* _INFORMATION PROVIDED_
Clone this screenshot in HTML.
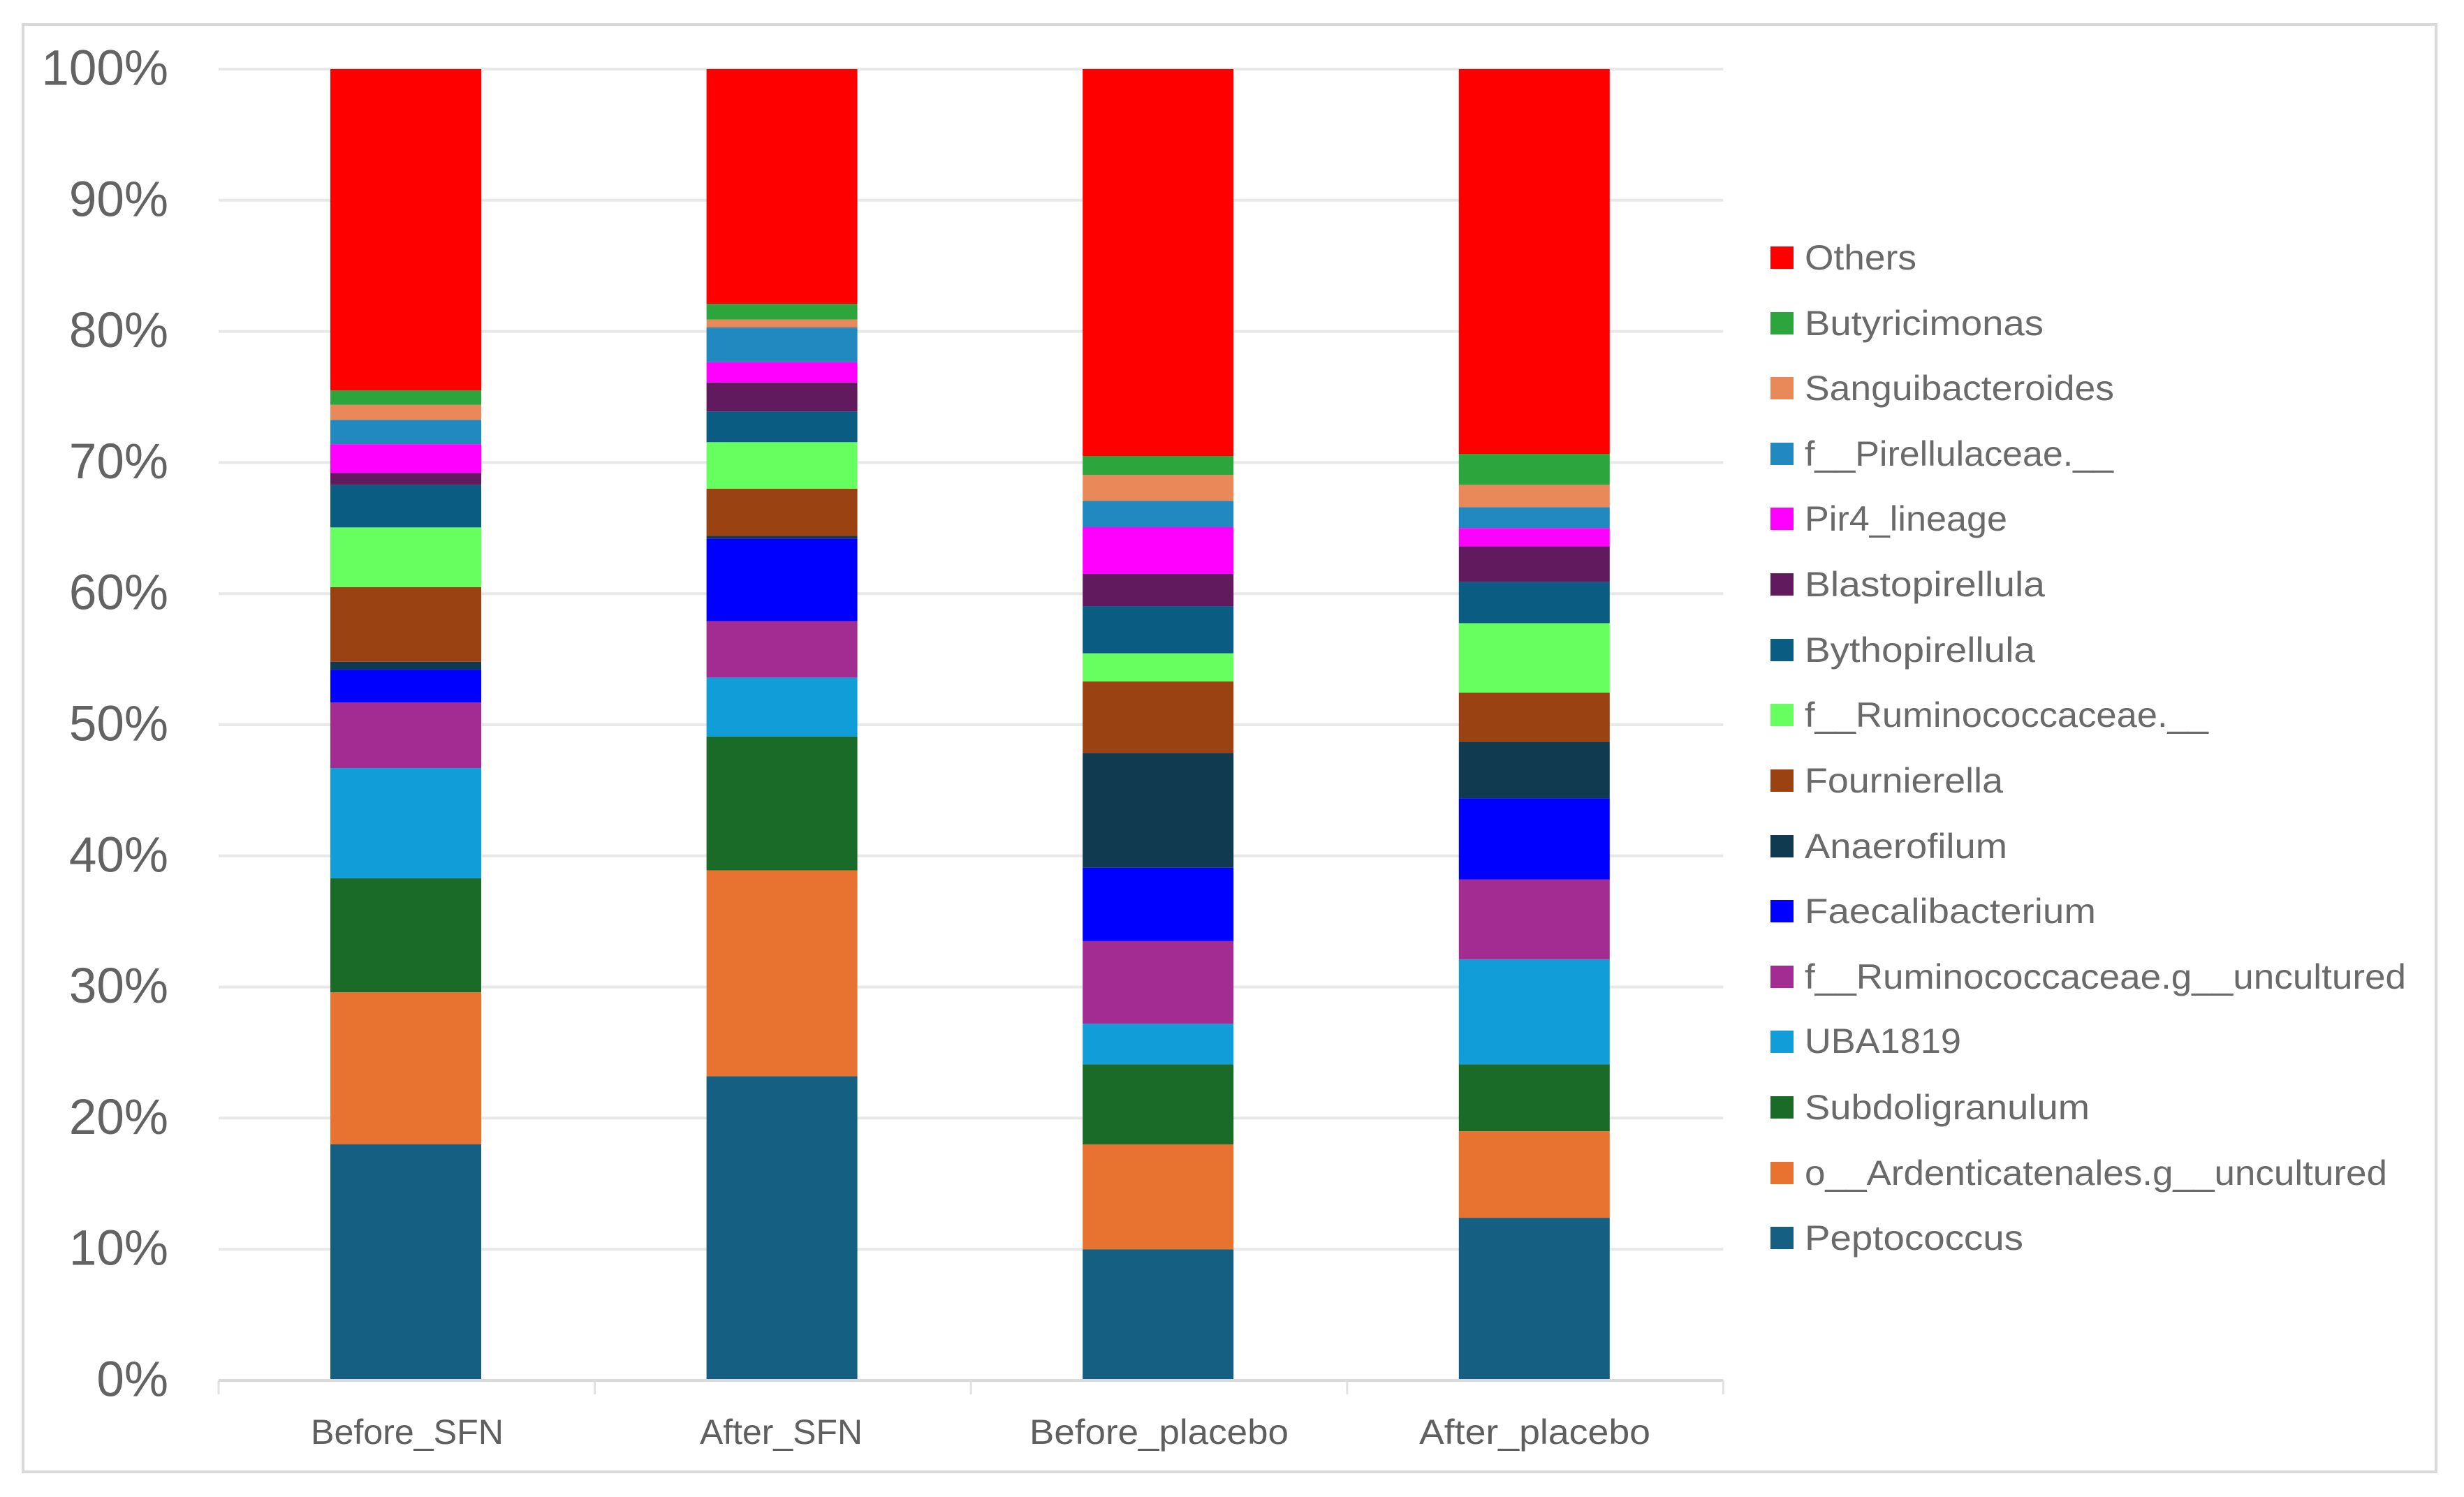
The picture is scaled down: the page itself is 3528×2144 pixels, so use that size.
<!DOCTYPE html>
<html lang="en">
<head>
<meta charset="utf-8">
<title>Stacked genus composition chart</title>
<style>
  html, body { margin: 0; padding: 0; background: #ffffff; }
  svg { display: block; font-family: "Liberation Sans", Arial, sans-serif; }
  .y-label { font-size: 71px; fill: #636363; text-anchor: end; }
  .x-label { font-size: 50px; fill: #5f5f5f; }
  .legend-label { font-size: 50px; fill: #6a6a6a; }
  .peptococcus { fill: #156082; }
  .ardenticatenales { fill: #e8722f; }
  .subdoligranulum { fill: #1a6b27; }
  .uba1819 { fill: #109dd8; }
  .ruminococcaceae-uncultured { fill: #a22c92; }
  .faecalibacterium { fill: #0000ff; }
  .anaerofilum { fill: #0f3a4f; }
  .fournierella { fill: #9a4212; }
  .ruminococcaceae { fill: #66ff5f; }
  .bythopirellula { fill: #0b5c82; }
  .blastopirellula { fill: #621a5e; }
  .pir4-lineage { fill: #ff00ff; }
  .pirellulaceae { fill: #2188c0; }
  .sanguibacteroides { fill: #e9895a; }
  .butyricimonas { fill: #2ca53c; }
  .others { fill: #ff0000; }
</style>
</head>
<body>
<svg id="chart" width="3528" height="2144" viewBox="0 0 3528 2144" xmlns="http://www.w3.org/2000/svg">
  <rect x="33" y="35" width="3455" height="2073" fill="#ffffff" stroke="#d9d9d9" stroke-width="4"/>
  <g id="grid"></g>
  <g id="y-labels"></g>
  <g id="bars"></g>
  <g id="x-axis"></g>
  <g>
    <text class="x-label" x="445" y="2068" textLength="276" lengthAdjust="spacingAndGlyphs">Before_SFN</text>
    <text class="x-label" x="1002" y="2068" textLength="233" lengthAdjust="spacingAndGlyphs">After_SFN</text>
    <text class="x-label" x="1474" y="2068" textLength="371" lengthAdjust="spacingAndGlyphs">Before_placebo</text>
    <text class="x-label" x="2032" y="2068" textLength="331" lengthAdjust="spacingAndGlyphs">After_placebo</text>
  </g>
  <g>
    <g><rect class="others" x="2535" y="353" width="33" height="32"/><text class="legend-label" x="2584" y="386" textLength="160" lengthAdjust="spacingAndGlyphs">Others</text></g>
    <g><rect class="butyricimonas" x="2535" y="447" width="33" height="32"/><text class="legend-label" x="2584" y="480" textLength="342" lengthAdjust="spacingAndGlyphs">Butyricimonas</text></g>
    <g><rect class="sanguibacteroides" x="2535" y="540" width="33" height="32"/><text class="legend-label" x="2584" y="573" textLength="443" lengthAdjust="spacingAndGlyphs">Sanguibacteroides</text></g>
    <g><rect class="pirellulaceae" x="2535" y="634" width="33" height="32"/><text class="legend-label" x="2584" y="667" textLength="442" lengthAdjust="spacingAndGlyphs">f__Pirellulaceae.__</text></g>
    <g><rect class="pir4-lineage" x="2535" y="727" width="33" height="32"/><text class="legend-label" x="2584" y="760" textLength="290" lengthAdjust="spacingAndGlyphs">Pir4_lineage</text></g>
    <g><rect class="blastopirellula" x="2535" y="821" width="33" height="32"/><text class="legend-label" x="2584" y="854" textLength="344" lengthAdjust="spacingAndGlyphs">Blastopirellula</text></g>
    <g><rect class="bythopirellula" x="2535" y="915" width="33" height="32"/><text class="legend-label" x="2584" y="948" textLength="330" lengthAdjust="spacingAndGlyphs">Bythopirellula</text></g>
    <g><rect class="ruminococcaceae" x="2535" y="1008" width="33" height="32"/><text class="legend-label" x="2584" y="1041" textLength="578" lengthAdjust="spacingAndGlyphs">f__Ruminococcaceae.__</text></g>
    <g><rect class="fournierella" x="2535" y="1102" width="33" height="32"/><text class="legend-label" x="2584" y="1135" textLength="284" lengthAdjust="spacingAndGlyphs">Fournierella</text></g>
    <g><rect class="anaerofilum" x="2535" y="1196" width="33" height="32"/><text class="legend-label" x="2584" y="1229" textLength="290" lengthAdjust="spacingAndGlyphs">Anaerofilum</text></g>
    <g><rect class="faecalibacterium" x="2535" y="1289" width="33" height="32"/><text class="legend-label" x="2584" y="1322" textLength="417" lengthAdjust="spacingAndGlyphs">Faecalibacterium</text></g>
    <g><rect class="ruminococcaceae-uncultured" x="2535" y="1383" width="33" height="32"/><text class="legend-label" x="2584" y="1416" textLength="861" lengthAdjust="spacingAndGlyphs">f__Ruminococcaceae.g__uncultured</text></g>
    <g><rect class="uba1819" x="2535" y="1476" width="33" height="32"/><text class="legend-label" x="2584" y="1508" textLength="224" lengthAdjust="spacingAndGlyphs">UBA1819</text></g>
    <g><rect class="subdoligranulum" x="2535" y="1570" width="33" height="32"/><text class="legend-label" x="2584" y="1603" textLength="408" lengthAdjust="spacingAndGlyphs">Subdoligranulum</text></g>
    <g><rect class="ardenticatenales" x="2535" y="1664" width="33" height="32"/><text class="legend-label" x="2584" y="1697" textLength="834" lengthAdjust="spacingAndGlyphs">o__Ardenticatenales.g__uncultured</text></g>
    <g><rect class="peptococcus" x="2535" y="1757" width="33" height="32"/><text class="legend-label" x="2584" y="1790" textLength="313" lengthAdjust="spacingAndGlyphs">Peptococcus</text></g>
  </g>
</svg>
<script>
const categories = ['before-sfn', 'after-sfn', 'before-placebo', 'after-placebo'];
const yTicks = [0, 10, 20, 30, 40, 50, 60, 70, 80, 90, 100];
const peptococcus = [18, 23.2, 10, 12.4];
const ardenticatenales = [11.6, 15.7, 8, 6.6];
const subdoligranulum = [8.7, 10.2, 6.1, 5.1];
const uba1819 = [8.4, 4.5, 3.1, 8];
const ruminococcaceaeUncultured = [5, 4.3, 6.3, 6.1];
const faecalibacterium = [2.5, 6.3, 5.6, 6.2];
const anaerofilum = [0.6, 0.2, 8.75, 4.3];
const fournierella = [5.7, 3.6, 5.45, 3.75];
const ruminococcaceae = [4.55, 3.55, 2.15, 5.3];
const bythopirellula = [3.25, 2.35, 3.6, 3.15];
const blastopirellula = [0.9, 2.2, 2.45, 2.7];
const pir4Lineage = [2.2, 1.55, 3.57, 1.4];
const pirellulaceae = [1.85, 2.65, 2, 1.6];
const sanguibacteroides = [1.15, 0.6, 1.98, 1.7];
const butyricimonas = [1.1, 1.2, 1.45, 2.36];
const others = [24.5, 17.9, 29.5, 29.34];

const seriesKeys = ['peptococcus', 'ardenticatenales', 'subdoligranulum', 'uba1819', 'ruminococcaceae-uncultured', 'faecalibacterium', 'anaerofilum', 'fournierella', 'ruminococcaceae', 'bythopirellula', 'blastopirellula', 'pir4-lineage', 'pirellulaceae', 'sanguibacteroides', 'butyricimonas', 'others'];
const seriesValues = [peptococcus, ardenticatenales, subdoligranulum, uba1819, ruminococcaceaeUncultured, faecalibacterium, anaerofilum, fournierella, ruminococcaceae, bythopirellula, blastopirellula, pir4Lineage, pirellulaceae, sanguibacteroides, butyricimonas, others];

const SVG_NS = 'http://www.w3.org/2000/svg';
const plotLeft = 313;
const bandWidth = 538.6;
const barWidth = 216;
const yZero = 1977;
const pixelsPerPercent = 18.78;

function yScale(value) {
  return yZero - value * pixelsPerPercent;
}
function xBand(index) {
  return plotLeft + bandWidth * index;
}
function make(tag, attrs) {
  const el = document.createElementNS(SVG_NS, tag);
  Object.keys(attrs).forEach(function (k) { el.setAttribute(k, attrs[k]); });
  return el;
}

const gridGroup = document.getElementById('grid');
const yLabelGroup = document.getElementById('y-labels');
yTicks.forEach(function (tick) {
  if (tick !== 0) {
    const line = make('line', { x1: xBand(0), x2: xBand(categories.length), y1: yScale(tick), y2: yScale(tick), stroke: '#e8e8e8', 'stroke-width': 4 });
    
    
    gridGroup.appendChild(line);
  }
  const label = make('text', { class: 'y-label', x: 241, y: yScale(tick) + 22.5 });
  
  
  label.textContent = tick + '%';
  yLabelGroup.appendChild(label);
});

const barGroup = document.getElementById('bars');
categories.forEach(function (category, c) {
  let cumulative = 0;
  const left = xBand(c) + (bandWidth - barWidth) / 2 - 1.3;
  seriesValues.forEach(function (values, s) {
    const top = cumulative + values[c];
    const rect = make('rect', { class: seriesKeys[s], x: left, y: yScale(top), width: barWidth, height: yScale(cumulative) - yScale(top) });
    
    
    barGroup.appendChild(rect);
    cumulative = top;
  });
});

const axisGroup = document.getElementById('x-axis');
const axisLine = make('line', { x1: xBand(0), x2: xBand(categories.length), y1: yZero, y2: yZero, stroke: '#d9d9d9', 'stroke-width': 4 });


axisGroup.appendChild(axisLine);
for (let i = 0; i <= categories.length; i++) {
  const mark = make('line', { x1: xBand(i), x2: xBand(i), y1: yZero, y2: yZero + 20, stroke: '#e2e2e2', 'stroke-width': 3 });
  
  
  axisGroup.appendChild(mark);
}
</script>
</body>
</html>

* _AIM_
Check each line above for the word "size", and copy the lines where it appears.

* _REPLY_
The picture is scaled down: the page itself is 3528×2144 pixels, so use that size.
  .y-label { font-size: 71px; fill: #636363; text-anchor: end; }
  .x-label { font-size: 50px; fill: #5f5f5f; }
  .legend-label { font-size: 50px; fill: #6a6a6a; }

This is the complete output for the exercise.